At the outset of every corporate Experience Center engagement, we ask executive stakeholders what success looks like for them. While each client has their own reasons for investing in an Experience Center, one outcome most Fortune 500 senior leaders align around is that the space needs to tell the full, end-to-end company story.
Often referred to as the “enterprise” story, it’s the narrative that explains not just what a company makes, but how all of its many parts work together to create value.
This ask makes sense given that an Experience Center is often the only place, aside from the corporate website, where the whole company story is even visible.
However, plenty of these same executives go on to admit:
“Very few people inside our organization know how to tell the end-to-end story well.”
Clients attribute this scarcity to organizational size and complexity, historically siloed ways of working and selling, and frequent change via acquisitions, restructuring, and the like. “It’s hard to understand what we do,” more than one executive has bottom-lined for me.
Interestingly, many of these companies are strong at opposite ends of the brand storytelling spectrum: high-level purpose, brand, and ambition at one pole and granular product details (i.e., “tech and specs”) at the other. In between, though, things are murkier.
This gap is what we have come to regard as the “missing middle” – and it’s a key opportunity space for enterprise companies, where the fastest-growing, most strategically important parts of the business reside.
If a brand’s purpose is the organization’s why, and products are its what, the missing middle is key to understanding how the company creates value for its customers.
Finding and telling the untold stories at the heart of how a company creates value is mission-critical work, especially as more markets commoditize and product performance becomes table stakes. This is where a client like GE HealthCare evolves from being a vendor of impressive medical equipment to a strategic partner that can help a hospital system's entire workforce operate more efficiently, while also delivering better care.

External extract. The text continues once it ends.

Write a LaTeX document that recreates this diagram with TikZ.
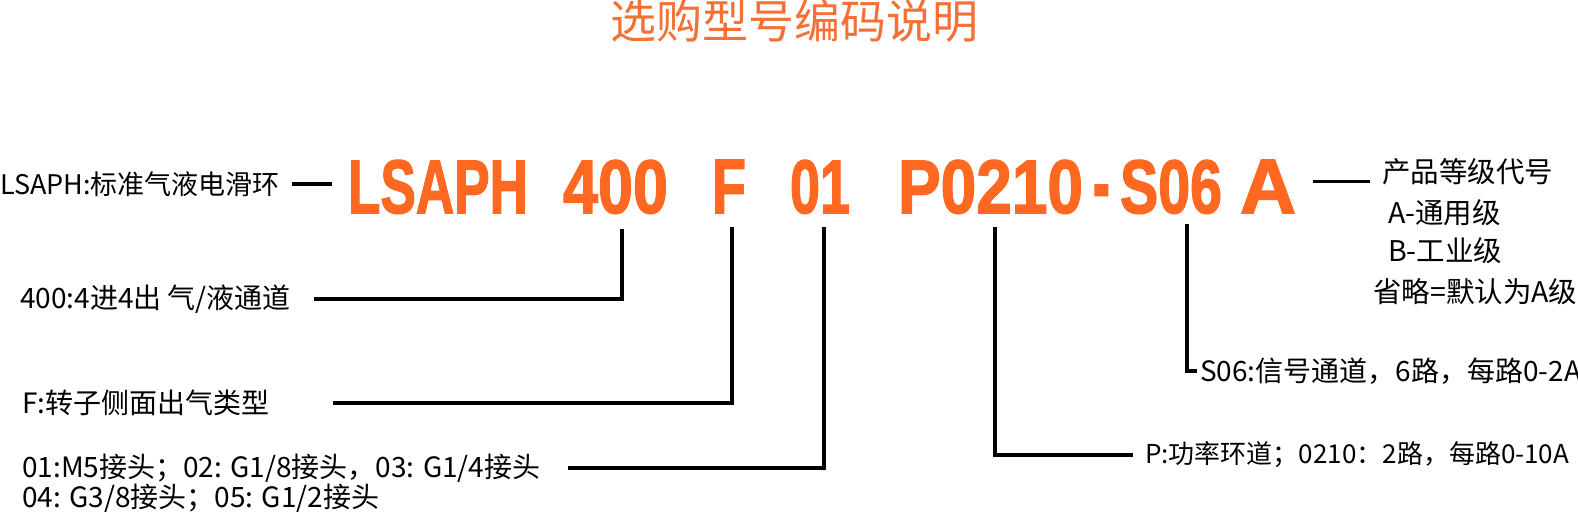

Not surprisingly, it’s also where the highest-impact conversations are happening with C-suite customers, partners, and investors.
The stories in this layer are typically still emerging—hence the missing middle—and our work, as the experience design team, is to find them.
Making the invisible visible
After observing this ‘missing middle’ pattern repeat itself across our client base, we’ve come to believe that the true value of enterprise Experience Centers lies in the fact that designing them forces organizations to answer hard questions, including:
• How do all these pieces actually connect?
• What’s a logical sequence?
• What does every guest need to understand, regardless of role?
• How do these core ideas scale across different personas and journeys?
To architect a cohesive guest journey through an enterprise Experience Center, our team must reckon with the missing middle—working from the top down and the bottom up at the same time.
That requires maintaining an altitude where we can see the bigger picture, and how everything connects, while also immersing ourselves deeply enough in the subject matter to navigate nuanced story feedback from product teams and business unit leadership. It means pulling threads of connection across heavily matrixed organizations and following where they lead, even when they unravel long-held ways of understanding the business. It means taking on intricate communications challenges that resist easy answers, and then building frameworks that translate what emerges into digestible, intuitive, emotionally resonant guest experiences.
Story as design methodology
The strategic vehicle we use to carry out this work is story. Not story as messaging (though we do that too), but story as the structure that makes an integrated value proposition visible to external audiences—whether a CEO, CIO, operations leader, or investor—and consistently repeatable by internal ones.
When successfully executed, the connected enterprise story will widen the opportunity aperture with your most strategic customers.
No matter how famous your brand is, most Experience Center guests will come in with a narrow view of what you do, even as they bring with them expectations of what they believe they know. Well-constructed Experience Center journeys transform relationships by broadening perspectives. They prompt serendipitous moments of discovery (“I didn’t know you did all of this!”) along a pathway of cumulative understanding, deepening trust, and expanding the possibilities for partnership.
And that’s when Experience Centers become what so many senior leaders wish them to be: not just impressive environments, but uniquely capable communication channels that help organizations clearly demonstrate enterprise value, at a time when clarity can be hard to come by.